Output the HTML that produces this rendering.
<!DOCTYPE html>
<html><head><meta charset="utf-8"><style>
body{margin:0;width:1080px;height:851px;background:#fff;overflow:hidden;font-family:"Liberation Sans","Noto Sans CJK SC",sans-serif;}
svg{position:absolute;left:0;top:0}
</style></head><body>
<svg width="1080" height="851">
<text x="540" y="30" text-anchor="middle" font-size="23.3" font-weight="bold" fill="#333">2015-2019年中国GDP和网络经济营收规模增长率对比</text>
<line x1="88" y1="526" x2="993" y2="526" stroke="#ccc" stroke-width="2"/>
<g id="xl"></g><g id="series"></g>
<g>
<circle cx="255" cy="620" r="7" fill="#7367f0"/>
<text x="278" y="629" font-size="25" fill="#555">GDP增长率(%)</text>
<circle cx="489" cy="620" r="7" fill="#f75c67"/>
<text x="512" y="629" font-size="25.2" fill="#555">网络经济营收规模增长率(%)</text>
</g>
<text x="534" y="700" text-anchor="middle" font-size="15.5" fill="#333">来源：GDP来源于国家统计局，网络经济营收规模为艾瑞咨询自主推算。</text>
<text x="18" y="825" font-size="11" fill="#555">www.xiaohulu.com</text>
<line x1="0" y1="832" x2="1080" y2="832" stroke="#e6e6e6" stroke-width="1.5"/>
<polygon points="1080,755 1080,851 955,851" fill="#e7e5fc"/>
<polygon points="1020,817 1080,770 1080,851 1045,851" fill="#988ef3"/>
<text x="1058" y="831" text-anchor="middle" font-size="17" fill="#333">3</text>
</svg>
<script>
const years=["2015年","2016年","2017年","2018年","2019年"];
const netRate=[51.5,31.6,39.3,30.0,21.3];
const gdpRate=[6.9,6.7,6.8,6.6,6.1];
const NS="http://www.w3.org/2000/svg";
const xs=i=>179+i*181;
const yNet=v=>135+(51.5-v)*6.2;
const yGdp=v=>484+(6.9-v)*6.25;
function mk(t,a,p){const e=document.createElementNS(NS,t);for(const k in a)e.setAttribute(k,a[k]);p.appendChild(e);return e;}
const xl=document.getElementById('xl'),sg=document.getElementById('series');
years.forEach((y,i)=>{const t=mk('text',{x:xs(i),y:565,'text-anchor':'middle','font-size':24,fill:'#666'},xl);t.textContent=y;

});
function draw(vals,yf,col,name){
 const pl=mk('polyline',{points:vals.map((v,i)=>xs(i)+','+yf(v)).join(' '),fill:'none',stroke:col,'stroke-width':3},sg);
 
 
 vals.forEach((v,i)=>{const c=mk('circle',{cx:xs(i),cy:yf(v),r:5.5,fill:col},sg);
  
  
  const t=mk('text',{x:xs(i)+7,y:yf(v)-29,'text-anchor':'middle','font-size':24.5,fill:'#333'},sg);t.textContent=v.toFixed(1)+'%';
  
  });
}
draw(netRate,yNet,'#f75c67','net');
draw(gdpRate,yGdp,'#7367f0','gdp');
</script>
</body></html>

* * *

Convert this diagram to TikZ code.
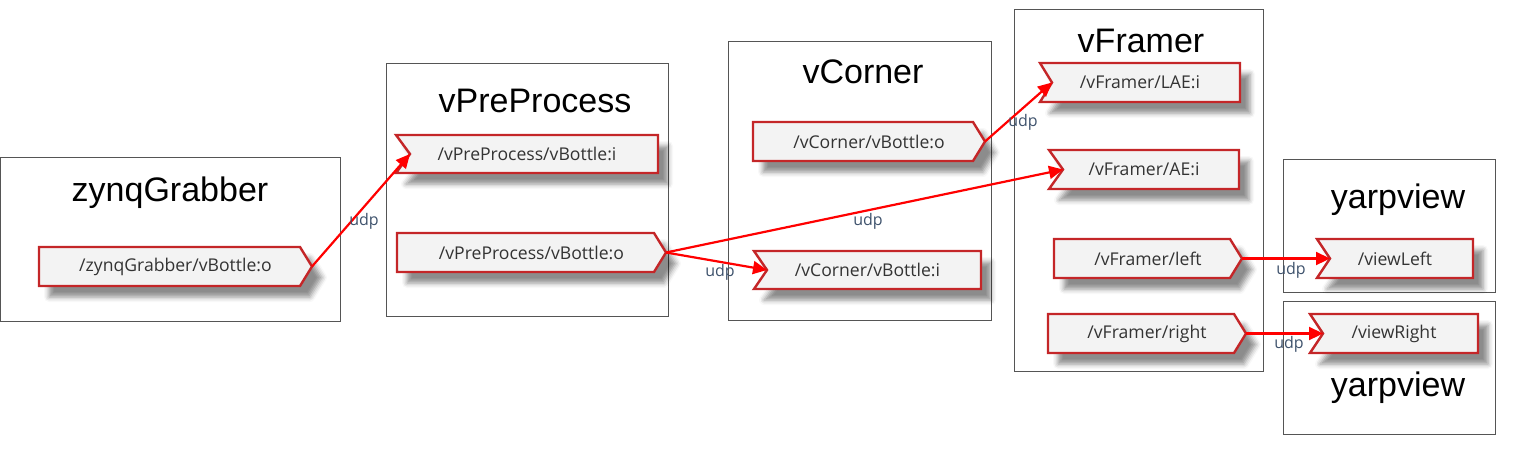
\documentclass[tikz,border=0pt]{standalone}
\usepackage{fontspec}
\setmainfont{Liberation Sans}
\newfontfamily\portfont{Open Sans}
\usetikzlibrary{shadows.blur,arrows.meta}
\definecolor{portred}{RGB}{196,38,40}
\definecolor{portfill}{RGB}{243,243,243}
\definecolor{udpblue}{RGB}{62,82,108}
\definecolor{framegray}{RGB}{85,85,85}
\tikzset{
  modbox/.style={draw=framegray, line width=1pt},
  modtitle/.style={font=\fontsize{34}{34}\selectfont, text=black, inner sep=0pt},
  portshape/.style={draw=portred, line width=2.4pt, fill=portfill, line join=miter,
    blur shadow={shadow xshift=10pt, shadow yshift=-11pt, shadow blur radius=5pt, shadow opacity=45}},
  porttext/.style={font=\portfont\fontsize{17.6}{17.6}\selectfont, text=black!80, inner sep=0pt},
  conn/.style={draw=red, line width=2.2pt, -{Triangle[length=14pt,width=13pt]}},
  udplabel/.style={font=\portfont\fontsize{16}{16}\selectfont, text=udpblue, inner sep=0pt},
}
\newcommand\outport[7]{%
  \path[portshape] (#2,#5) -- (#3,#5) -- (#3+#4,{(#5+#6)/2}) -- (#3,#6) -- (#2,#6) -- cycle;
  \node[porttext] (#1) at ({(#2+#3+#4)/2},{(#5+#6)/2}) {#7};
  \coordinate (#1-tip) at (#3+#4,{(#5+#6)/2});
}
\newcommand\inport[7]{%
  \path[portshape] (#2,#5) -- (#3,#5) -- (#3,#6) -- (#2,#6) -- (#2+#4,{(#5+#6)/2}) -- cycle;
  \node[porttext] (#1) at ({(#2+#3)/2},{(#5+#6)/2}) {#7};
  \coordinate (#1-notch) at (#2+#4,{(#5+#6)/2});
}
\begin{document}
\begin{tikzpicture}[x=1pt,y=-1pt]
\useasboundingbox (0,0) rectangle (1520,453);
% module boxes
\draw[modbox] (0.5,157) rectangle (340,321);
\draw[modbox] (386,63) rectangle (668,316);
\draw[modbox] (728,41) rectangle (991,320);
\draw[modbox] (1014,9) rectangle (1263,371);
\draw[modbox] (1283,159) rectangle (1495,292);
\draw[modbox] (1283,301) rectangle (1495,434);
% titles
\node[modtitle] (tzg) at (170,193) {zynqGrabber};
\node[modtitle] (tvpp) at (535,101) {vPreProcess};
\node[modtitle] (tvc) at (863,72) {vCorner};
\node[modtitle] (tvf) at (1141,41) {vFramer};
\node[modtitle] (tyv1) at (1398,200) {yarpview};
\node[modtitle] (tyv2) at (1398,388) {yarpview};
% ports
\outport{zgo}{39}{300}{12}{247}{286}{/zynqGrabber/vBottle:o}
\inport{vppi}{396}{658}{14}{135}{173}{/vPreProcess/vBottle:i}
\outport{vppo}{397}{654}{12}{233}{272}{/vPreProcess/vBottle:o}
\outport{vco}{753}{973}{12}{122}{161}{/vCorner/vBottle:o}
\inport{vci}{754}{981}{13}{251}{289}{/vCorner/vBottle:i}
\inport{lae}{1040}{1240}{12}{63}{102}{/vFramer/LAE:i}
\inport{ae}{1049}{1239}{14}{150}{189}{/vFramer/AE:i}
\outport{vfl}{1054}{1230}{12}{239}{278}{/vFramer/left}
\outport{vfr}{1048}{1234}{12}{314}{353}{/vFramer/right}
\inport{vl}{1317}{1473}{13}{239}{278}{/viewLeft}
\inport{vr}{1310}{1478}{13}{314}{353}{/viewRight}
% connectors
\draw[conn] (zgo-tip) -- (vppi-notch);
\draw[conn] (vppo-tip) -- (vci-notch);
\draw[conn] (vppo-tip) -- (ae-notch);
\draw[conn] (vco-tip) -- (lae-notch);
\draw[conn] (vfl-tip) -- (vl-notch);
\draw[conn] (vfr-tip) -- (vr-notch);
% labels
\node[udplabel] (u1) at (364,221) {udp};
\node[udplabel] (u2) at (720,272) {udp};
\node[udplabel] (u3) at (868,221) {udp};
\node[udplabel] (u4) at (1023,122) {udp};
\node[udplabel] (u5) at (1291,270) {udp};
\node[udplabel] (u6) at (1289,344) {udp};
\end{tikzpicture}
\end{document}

■ Task instructions
Count how many lines in the data above hold the string "this", and give the number with no other words.

■ The result
2